··· STORED ROWS

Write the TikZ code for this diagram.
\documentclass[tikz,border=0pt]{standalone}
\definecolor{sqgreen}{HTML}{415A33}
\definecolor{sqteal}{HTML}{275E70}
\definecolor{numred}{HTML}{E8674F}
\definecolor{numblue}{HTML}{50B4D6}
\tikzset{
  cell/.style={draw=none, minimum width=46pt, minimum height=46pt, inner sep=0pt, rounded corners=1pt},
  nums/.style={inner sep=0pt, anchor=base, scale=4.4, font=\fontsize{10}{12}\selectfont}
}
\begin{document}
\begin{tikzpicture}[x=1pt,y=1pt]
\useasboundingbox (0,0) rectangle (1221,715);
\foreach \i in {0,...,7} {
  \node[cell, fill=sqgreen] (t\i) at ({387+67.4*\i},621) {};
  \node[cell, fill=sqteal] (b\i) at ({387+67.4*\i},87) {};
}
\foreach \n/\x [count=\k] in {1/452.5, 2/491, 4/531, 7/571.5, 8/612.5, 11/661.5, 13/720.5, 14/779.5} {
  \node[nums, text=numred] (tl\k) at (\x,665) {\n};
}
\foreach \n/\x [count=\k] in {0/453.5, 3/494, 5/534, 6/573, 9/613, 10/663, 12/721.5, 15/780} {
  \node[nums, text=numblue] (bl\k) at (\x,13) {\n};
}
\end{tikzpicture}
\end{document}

······
··· STORED ROWS

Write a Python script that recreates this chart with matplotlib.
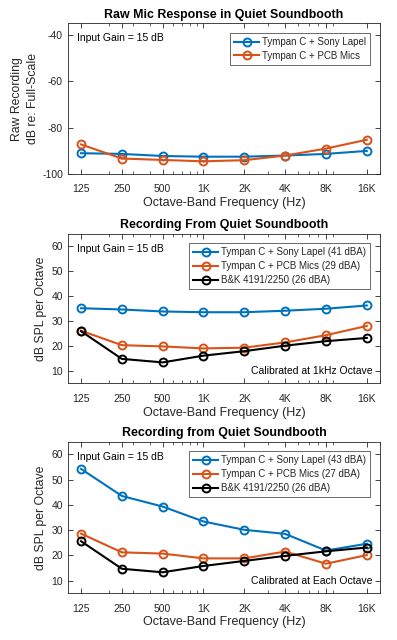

······

* [TASK DESCRIPTION]: Identify each line containing the string "this" and copy it out.

* [SOLVED PROBLEM]:
Write the TikZ code for this diagram.
Write a Python script that recreates this chart with matplotlib.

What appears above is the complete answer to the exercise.